The show is not what I originally had planned. I signed up to do it early last fall when I was feeling really good about my life, like I had the energy to execute my vision. I had solid recent works I was proud of and ideas for five new pieces in my head.
Then things got super messy again and I was in survival mode from the end of 2018 through the summer of 2019.
You know what happens when you're in survival mode? Not much. So there I was, two months out and only two of the new works done beyond sketch stage. After much panicked contemplation, I came to the realization that I would need to show older works to fill the show. When I finally accepted this idea, the show clicked into place. It could still be what I had envisioned, but it would need to be a journey story instead of a destination celebration (if there really is such a thing).
I knew it was what needed to happen, but getting the perfectionist control freak in me to be okay with that was a huge struggle. It was crazy scary.
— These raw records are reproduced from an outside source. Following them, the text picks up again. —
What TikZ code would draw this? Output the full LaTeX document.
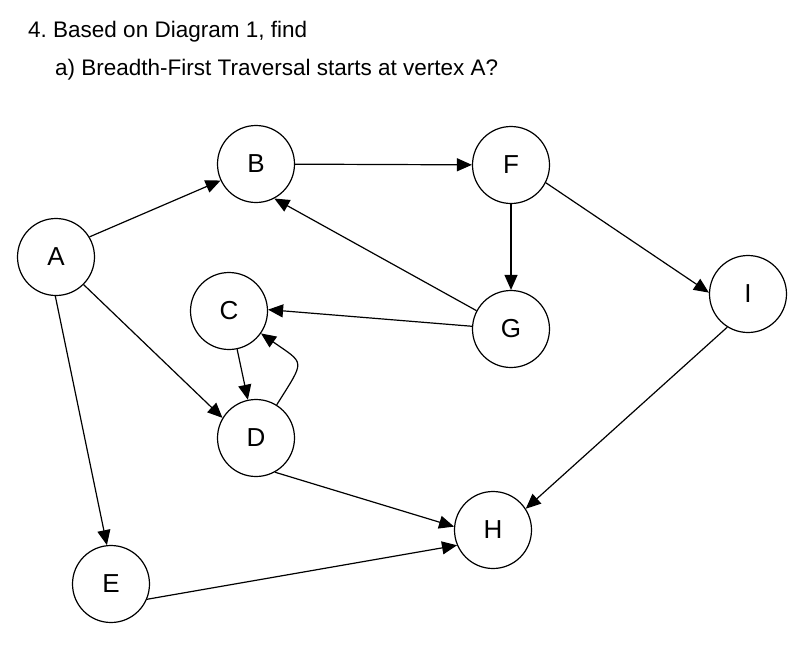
\documentclass[tikz,border=0pt]{standalone}
\usepackage{fontspec}
\setmainfont{Liberation Sans}
\usetikzlibrary{arrows.meta}
\begin{document}
\begin{tikzpicture}[x=1pt,y=1pt,
  vert/.style={circle,draw,line width=1.2pt,minimum size=77pt,inner sep=0pt,font=\fontsize{26}{30}\selectfont},
  edge/.style={line width=1.2pt,-{Triangle[length=15pt,width=13pt]}},
  title/.style={anchor=base west,inner sep=0pt,font=\fontsize{22.5}{27}\selectfont}]
\useasboundingbox[fill=white] (0,0) rectangle (800,-651);
\node[title] (t1) at (28,-37) {4.\ Based on Diagram 1, find};
\node[title] (t2) at (55,-75) {a) Breadth-First Traversal starts at vertex A?};
\node[vert] (A) at (56,-257) {A};
\node[vert] (B) at (256,-164) {B};
\node[vert] (F) at (511,-165) {F};
\node[vert] (I) at (748,-294) {I};
\node[vert] (C) at (229,-311) {C};
\node[vert] (G) at (511,-329) {G};
\node[vert] (D) at (256,-438) {D};
\node[vert] (H) at (493,-530) {H};
\node[vert] (E) at (111,-584) {E};
\draw[edge] (A.31) -- (B.205);
\draw[edge] (B) -- (F);
\draw[edge] (F) -- (G);
\draw[edge] (F.-27) -- (I.178);
\draw[edge] (G.152) -- (B.-62);
\draw[edge] (G.176) -- (C.2);
\draw[edge] (C) -- (D);
\draw[edge] (D) to[out=58,in=-35,looseness=1.9] (C);
\draw[edge] (A.-45) -- (D.149);
\draw[edge] (A.-91) -- (E.96);
\draw[edge] (D.-61) -- (H.175);
\draw[edge] (E.-23) -- (H.203);
\draw[edge] (I.-122) -- (H.33);
\end{tikzpicture}
\end{document}
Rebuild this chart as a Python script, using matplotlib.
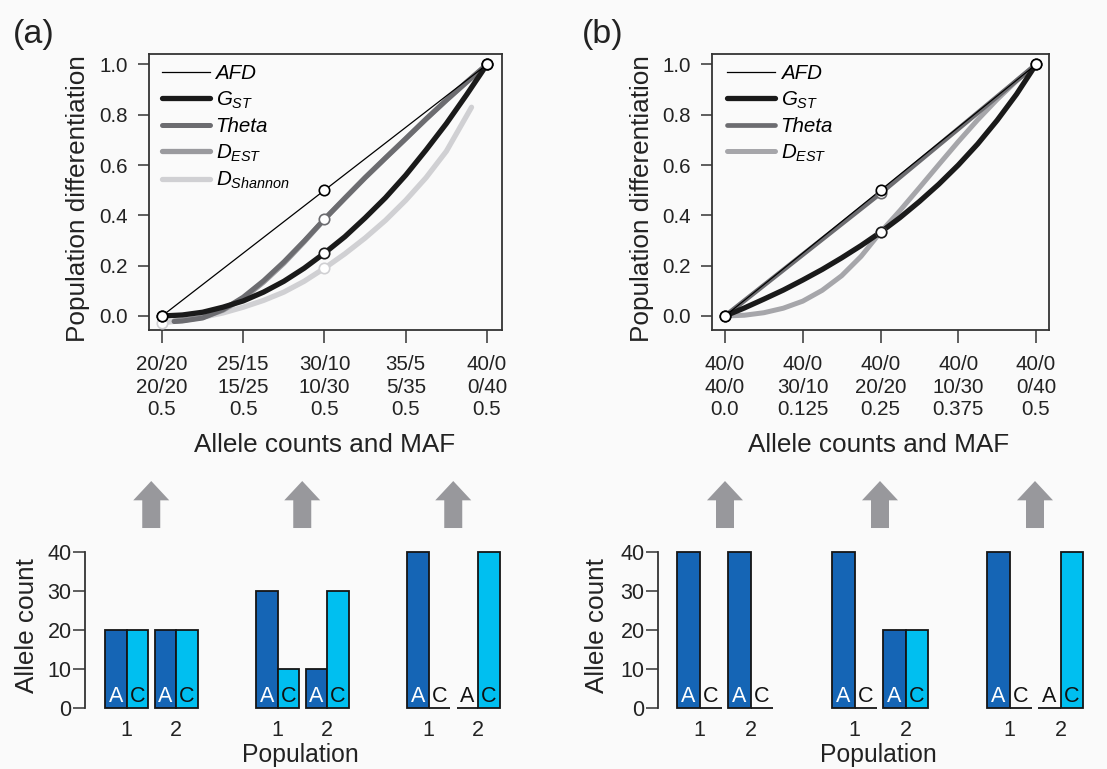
import matplotlib
matplotlib.use('Agg')
import matplotlib.pyplot as plt
from matplotlib.patches import FancyArrow

plt.rcParams['font.family'] = ['Liberation Sans', 'DejaVu Sans']
plt.rcParams['mathtext.fontset'] = 'custom'
plt.rcParams['mathtext.it'] = 'Liberation Sans:italic'
plt.rcParams['mathtext.rm'] = 'Liberation Sans'
plt.rcParams['mathtext.sf'] = 'Liberation Sans'

# ---------------- data: top panels ----------------
# panel (a): allele counts per population and MAF at each tick
pop1_A_a = [20, 25, 30, 35, 40]
pop1_C_a = [20, 15, 10, 5, 0]
pop2_A_a = [20, 15, 10, 5, 0]
pop2_C_a = [20, 25, 30, 35, 40]
maf_a = ['0.5', '0.5', '0.5', '0.5', '0.5']

# panel (b)
pop1_A_b = [40, 40, 40, 40, 40]
pop1_C_b = [0, 0, 0, 0, 0]
pop2_A_b = [40, 30, 20, 10, 0]
pop2_C_b = [0, 10, 20, 30, 40]
maf_b = ['0.0', '0.125', '0.25', '0.375', '0.5']

# curves (x in tick units 0..4)
x_afd = [0, 2, 4]
afd_a = [0.0, 0.5, 1.0]
x_gst_a = [0, 0.25, 0.5, 0.75, 1, 1.25, 1.5, 1.75, 2, 2.25, 2.5, 2.75, 3, 3.25, 3.5, 3.75, 4]
gst_a = [0.0, 0.004, 0.015, 0.035, 0.06, 0.095, 0.138, 0.19, 0.25,
         0.315, 0.39, 0.47, 0.56, 0.66, 0.765, 0.88, 1.0]
x_theta_a = [0.15, 0.25, 0.5, 0.75, 1, 1.25, 1.5, 1.75, 2, 2.25, 2.5, 2.75, 3, 3.25, 3.5, 3.75, 4]
theta_a = [-0.022, -0.02, -0.008, 0.025, 0.075, 0.14, 0.215, 0.298, 0.385,
           0.468, 0.55, 0.628, 0.705, 0.783, 0.858, 0.93, 1.0]
x_dest_a = [0.15, 0.25, 0.5, 0.75, 1, 1.25, 1.5, 1.75, 2, 2.25, 2.5, 2.75, 3, 3.25, 3.5, 3.75, 4]
dest_a = [-0.02, -0.017, -0.005, 0.023, 0.07, 0.135, 0.21, 0.295, 0.385,
          0.468, 0.55, 0.628, 0.705, 0.783, 0.858, 0.93, 1.0]
x_dsh_a = [0, 0.25, 0.5, 0.75, 1, 1.25, 1.5, 1.75, 2, 2.25, 2.5, 2.75, 3, 3.25, 3.5, 3.81]
dsh_a = [-0.027, -0.018, -0.005, 0.012, 0.035, 0.062, 0.095, 0.138, 0.19,
         0.247, 0.31, 0.38, 0.46, 0.55, 0.655, 0.83]

afd_b = [0.0, 0.5, 1.0]
x_b = [0, 0.25, 0.5, 0.75, 1, 1.25, 1.5, 1.75, 2, 2.25, 2.5, 2.75, 3, 3.25, 3.5, 3.75, 4]
gst_b = [0.0, 0.032, 0.067, 0.103, 0.143, 0.185, 0.231, 0.28, 0.333,
         0.391, 0.455, 0.524, 0.6, 0.684, 0.778, 0.882, 1.0]
theta_b = [0.0, 0.061, 0.122, 0.183, 0.244, 0.305, 0.366, 0.427, 0.488,
           0.552, 0.616, 0.68, 0.744, 0.808, 0.872, 0.936, 1.0]
dest_b = [0.0, 0.003, 0.013, 0.031, 0.059, 0.102, 0.16, 0.237, 0.333,
          0.419, 0.51, 0.602, 0.693, 0.78, 0.861, 0.935, 1.0]

# ---------------- data: bottom panels ----------------
# allele counts [pop1, pop2] for each of the three scenarios
bottom_a_A = [[20, 20], [30, 10], [40, 0]]
bottom_a_C = [[20, 20], [10, 30], [0, 40]]
bottom_b_A = [[40, 40], [40, 20], [40, 0]]
bottom_b_C = [[0, 0], [0, 20], [0, 40]]
pop_labels = ['1', '2']
allele_labels = ['A', 'C']

# ---------------- style ----------------
BG = '#fafafa'
DARK = '#222222'
SPINE = '#333333'
C_AFD = '#000000'
C_GST = '#1a1a1a'
C_THETA = '#6c6c70'
C_DEST_A = '#9a9a9e'
C_DEST_B = '#a6a6aa'
C_DSH = '#d0d0d3'
C_ABAR = '#1565b5'
C_CBAR = '#00bff0'
C_ARROW = '#98989c'

W, H = 1107, 769
fig = plt.figure(figsize=(W / 100, H / 100), dpi=100, facecolor=BG)


def px_axes(l, t, r, b):
    return fig.add_axes([l / W, 1 - b / H, (r - l) / W, (b - t) / H])


def style_top(ax, labels):
    ax.set_facecolor(BG)
    for s in ax.spines.values():
        s.set_color(SPINE)
        s.set_linewidth(1.3)
    ax.set_ylim(-0.0557, 1.0417)
    ax.set_yticks([0, 0.2, 0.4, 0.6, 0.8, 1.0])
    ax.set_yticklabels(['0.0', '0.2', '0.4', '0.6', '0.8', '1.0'])
    ax.set_xticks(range(len(labels)))
    ax.set_xticklabels(labels, linespacing=1.24)
    ax.tick_params(axis='both', direction='out', width=1.1, color=SPINE,
                   labelcolor=DARK, labelsize=14.8)
    ax.tick_params(axis='y', length=8, pad=7)
    ax.tick_params(axis='x', length=9, pad=9)


def markers(ax, xs, ys, color, at=(0, 2, 4)):
    mx = [x for x in xs if x in at]
    my = [y for x, y in zip(xs, ys) if x in at]
    ax.plot(mx, my, 'o', ms=7.5, mfc='white', mec=color, mew=1.2, zorder=6)


def legend(ax, handles, labels, xa):
    ax.legend(handles, labels, loc='upper left', bbox_to_anchor=(xa, 0.962),
              frameon=False, borderpad=0, borderaxespad=0, handlelength=2.35,
              handletextpad=0.25, labelspacing=0.3,
              prop={'family': 'Liberation Sans', 'style': 'italic', 'size': 14.8})


# ---------- top (a) ----------
axa = px_axes(149, 54, 502, 330)
labels_a = [f'{a}/{c}\n{a2}/{c2}\n{m}' for a, c, a2, c2, m in
            zip(pop1_A_a, pop1_C_a, pop2_A_a, pop2_C_a, maf_a)]
style_top(axa, labels_a)
axa.set_xlim(-0.16, 4.185)
l_dsh, = axa.plot(x_dsh_a, dsh_a, color=C_DSH, lw=3.8, solid_capstyle='round', zorder=2)
l_dest, = axa.plot(x_dest_a, dest_a, color=C_DEST_A, lw=3.8, solid_capstyle='round', zorder=2)
l_theta, = axa.plot(x_theta_a, theta_a, color=C_THETA, lw=3.6, solid_capstyle='round', zorder=3)
l_gst, = axa.plot(x_gst_a, gst_a, color=C_GST, lw=3.8, solid_capstyle='round', zorder=4)
l_afd, = axa.plot(x_afd, afd_a, color=C_AFD, lw=0.9, zorder=5)
markers(axa, x_dsh_a, dsh_a, C_DSH)
markers(axa, x_theta_a, theta_a, C_THETA)
markers(axa, x_gst_a, gst_a, C_GST)
markers(axa, x_afd, afd_a, C_AFD)
legend(axa, [l_afd, l_gst, l_theta, l_dest, l_dsh],
       ['AFD', r'$G_{ST}$', 'Theta', r'$D_{EST}$', r'$D_{Shannon}$'], 0.037)

# ---------- top (b) ----------
axb = px_axes(712, 54, 1049, 330)
labels_b = [f'{a}/{c}\n{a2}/{c2}\n{m}' for a, c, a2, c2, m in
            zip(pop1_A_b, pop1_C_b, pop2_A_b, pop2_C_b, maf_b)]
style_top(axb, labels_b)
axb.set_xlim(-0.167, 4.167)
m_dest, = axb.plot(x_b, dest_b, color=C_DEST_B, lw=3.6, solid_capstyle='round', zorder=2)
m_theta, = axb.plot(x_b, theta_b, color=C_THETA, lw=3.4, solid_capstyle='round', zorder=3)
m_gst, = axb.plot(x_b, gst_b, color=C_GST, lw=3.8, solid_capstyle='round', zorder=4)
m_afd, = axb.plot(x_afd, afd_b, color=C_AFD, lw=0.9, zorder=5)
markers(axb, x_b, dest_b, C_DEST_B, at=(2,))
markers(axb, x_b, theta_b, C_THETA, at=(2,))
markers(axb, x_b, gst_b, C_GST)
markers(axb, x_afd, afd_b, C_AFD)
legend(axb, [m_afd, m_gst, m_theta, m_dest],
       ['AFD', r'$G_{ST}$', 'Theta', r'$D_{EST}$'], 0.045)


# ---------- bottom panels ----------
def bottom(l, r, bw, off, gs, po, counts_A, counts_C):
    ax = px_axes(l, 552, r, 708)
    ax.set_facecolor('none')
    ax.set_xlim(0, (r - l) / bw)
    ax.set_ylim(0, 40)
    for k in ('top', 'right', 'bottom'):
        ax.spines[k].set_visible(False)
    ax.spines['left'].set_color(SPINE)
    ax.spines['left'].set_linewidth(1.3)
    ax.set_yticks([0, 10, 20, 30, 40])
    ax.tick_params(axis='y', direction='out', length=8.6, width=1.1, color=SPINE,
                   labelcolor=DARK, labelsize=15.5, pad=1)
    ticks, tlabels = [], []
    for g, (ca, cc) in enumerate(zip(counts_A, counts_C)):
        g0 = off + g * gs
        for p in range(2):
            x0 = g0 + p * po
            for k, (val, col) in enumerate(((ca[p], C_ABAR), (cc[p], C_CBAR))):
                ax.bar(x0 + k, val, width=1, align='edge', color=col,
                       edgecolor='#151515', linewidth=1.3, clip_on=False, zorder=2)
                tc = 'white' if (k == 0 and val > 0) else '#111111'
                ax.text(x0 + k + 0.5, 1.6, allele_labels[k], ha='center',
                        va='baseline', color=tc, fontsize=15.5, zorder=3)
            ticks.append(x0 + 1)
            tlabels.append(pop_labels[p])
        cx = g0 + (po + 2) / 2
        arr = FancyArrow(cx, 46.15, 0, 12.05, width=18 / bw, head_width=36 / bw,
                         head_length=4.95, length_includes_head=True,
                         color=C_ARROW, lw=0, clip_on=False)
        ax.add_patch(arr)
    ax.set_xticks(ticks)
    ax.set_xticklabels(tlabels)
    ax.tick_params(axis='x', length=0, pad=9, labelsize=15.5, labelcolor=DARK)
    return ax


bottom(85, 520, 21.5, 20 / 21.5, 151 / 21.5, 49.5 / 21.5, bottom_a_A, bottom_a_C)
bottom(658, 1105, 22.5, 19 / 22.5, 155 / 22.5, 51 / 22.5, bottom_b_A, bottom_b_C)

# ---------- labels ----------
def ftext(x, y, s, **kw):
    fig.text(x / W, 1 - y / H, s, ha='center', va='center', color=DARK, **kw)


ftext(78, 199, 'Population differentiation', rotation=90, fontsize=18.8)
ftext(642, 199, 'Population differentiation', rotation=90, fontsize=18.8)
ftext(325, 445, 'Allele counts and MAF', fontsize=18.8)
ftext(879, 445, 'Allele counts and MAF', fontsize=18.8)
ftext(27, 626, 'Allele count', rotation=90, fontsize=18.8)
ftext(597, 626, 'Allele count', rotation=90, fontsize=18.8)
ftext(300, 755, 'Population', fontsize=17.8)
ftext(878, 755, 'Population', fontsize=17.8)
ftext(34, 35, '(a)', fontsize=24.5)
ftext(603, 35, '(b)', fontsize=24.5)

fig.savefig('out.png', dpi=100, facecolor=BG)
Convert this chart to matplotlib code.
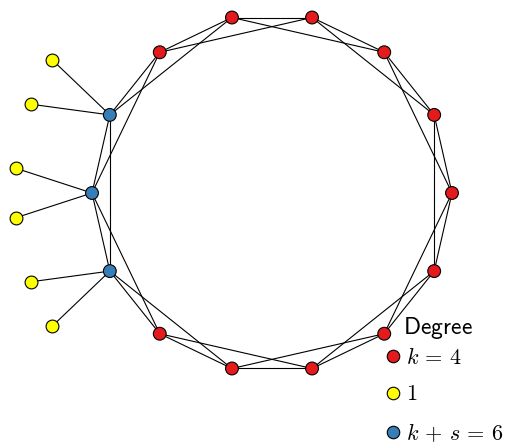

I've never considered myself a courageous person because I know what's going on inside my head and body while I'm doing things that might appear brave to others. I'm a hot mess. But after reading this quote from Brene Brown I have to say that allowing this show to happen the way it needed to was a courageous thing to do, because this show was my whole naked heart hanging in a gallery.
I'm full of gratitude for the soul healing conversations and experiences sharing my art and story have brought. I'm so grateful if this has helped even one person feel less alone, less crazy, less like a freak.
Thank you so much to all who participated, to those who purchased pieces, or helped with the show in any way. My heart is full.